Die Parteispitze der Grünen will dem Atomgesetz der Regierung nun doch zustimmen. Auf einem Sonderparteitag soll auch die Basis noch überzeugt werden.

Zustimmung mit Änderungswünschen: Noch sehen die Grünen Lücken im Atomkompromiss von Schwarz-Gelb. Bild: dpa

BERLIN dpa | Das wird der Basis nicht schmecken: Die Führung der Grünen will nach einem Zeitungsbericht ihre Partei für eine Zustimmung zum schwarz-gelben Atomausstieg gewinnen. Darauf hätten sich die Grünen-Fraktionschefs Renate Künast und Jürgen Trittin sowie die Parteivorsitzenden Cem Özdemir und Claudia Roth in einer Telefonschaltkonferenz geeinigt, wie die Rheinische Post am Freitag unter Berufung auf Parteikreise berichtet. Eine entsprechende Position solle in dem Leitantrag zum Sonderparteitag vorgestellt werden.

Demnach sei das von der schwarz-gelben Koalition beschlossene Ende für die Kernenergie im Jahr 2021/2022 die "bessere Alternative". Ursprünglich hatten die Grünen das Enddatum 2017 anvisiert. Bereits im Vorfeld signalisierten die Grünen, zumindest der Atomnovelle zustimmen zu können. Für den Sonderparteitag zum Atomausstieg am 25. Juni wird ein hartes Ringen vorhergesagt. Dann wird über den Leitantrag abgestimmt.

Unterdessen ist das Aus für die ersten acht Atomkraftwerke besiegelt. Auch RWE will nach Auslaufen des Atom-Moratoriums sein Kernkraftwerk Biblis B in Hessen nicht wieder anfahren. Das teilte RWE am Donnerstagabend in Essen mit.
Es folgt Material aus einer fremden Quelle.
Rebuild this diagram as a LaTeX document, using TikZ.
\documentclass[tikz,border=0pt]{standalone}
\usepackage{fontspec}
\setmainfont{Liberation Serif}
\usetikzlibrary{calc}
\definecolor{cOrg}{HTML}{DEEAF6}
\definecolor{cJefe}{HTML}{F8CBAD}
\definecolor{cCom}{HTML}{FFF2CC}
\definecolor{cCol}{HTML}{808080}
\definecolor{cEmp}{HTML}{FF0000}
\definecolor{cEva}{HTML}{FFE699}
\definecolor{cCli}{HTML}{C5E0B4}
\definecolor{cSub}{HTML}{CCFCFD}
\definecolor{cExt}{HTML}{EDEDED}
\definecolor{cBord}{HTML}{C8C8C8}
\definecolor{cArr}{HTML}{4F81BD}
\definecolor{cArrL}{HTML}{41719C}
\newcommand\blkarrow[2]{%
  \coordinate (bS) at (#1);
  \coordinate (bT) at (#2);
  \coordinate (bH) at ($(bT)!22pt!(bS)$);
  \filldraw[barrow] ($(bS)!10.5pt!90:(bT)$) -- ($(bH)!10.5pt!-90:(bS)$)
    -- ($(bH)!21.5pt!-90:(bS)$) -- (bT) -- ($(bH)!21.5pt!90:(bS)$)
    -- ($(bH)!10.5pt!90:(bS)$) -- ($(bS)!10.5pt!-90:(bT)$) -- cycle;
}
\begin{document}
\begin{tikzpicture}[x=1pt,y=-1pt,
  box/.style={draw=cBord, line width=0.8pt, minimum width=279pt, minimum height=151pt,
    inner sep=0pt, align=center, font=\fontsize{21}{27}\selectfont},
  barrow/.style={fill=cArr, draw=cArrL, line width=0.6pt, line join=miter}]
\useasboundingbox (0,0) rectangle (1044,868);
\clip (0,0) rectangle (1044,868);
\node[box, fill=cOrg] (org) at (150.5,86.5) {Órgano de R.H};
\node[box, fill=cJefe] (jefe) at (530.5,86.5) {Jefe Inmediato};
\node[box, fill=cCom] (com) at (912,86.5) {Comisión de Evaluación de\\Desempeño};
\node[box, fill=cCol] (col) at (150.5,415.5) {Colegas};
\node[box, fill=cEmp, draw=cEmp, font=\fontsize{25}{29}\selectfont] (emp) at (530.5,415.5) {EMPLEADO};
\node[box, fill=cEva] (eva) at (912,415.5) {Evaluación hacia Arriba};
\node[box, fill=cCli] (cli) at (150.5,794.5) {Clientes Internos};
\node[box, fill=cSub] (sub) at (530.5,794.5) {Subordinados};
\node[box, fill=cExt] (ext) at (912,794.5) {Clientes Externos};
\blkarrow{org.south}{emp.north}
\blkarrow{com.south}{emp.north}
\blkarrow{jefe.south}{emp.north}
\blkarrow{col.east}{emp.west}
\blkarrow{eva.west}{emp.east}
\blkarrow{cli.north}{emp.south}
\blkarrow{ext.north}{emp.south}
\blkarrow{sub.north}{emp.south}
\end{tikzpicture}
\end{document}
Rechtlich wäre ein Anfahren der durch das Moratorium für drei Monate stillgelegten Meiler für einige Wochen möglich. Denn das Atomgesetz, das das dauerhafte Aus verfügt, wird nicht vor Mitte Juli vorliegen. Auch die anderen Kraftwerksbetreiber wollen den rechtlichen Schwebezustand bis zur Stilllegungsverfügung durch das neue Atomgesetz nicht zum Wiederanfahren ihrer Meiler nutzen.

Nach Angaben der Rheinischen Post will die Grünen-Spitze nur das Atomgesetz als Kern der Energiewende der Regierungskoalition unterstützen. Den übrigen Gesetzen zur Energiewende soll im Fall von bestimmten Korrekturen zugestimmt werden. Der Ausbau der erneuerbaren Energien ist der Grünen-Führung nicht ehrgeizig genug.

Auch die SPD zieht mit

Der SPD-Fraktionsvorsitzende Frank-Walter Steinmeier stellt die Zustimmung seiner Partei zum Atomausstieg ebenfalls in Aussicht. Auch die SPD lege dabei besonderen Wert auf die Förderung von erneuerbaren Energien. "Der Umstieg in erneuerbare Energien ist aber genauso wichtig wie der Ausstieg aus der Atomkraft", sagte Steinmeier der Passauer Neuen Presse.

Hier werde in den Bundestagsausschüssen noch mit der Koalition verhandelt. Die Bundesregierung beabsichtigte allerdings, den Windkraftausbau an Land zu erschweren. "Das wäre fatal. Wir könnten eine wichtige Ressource nicht heben, weil alte Anlagen nicht durch leistungsfähigere ersetzt würden", sagte Steinmeier. "Wenn es dabei bleibt, wird die SPD dagegen stimmen."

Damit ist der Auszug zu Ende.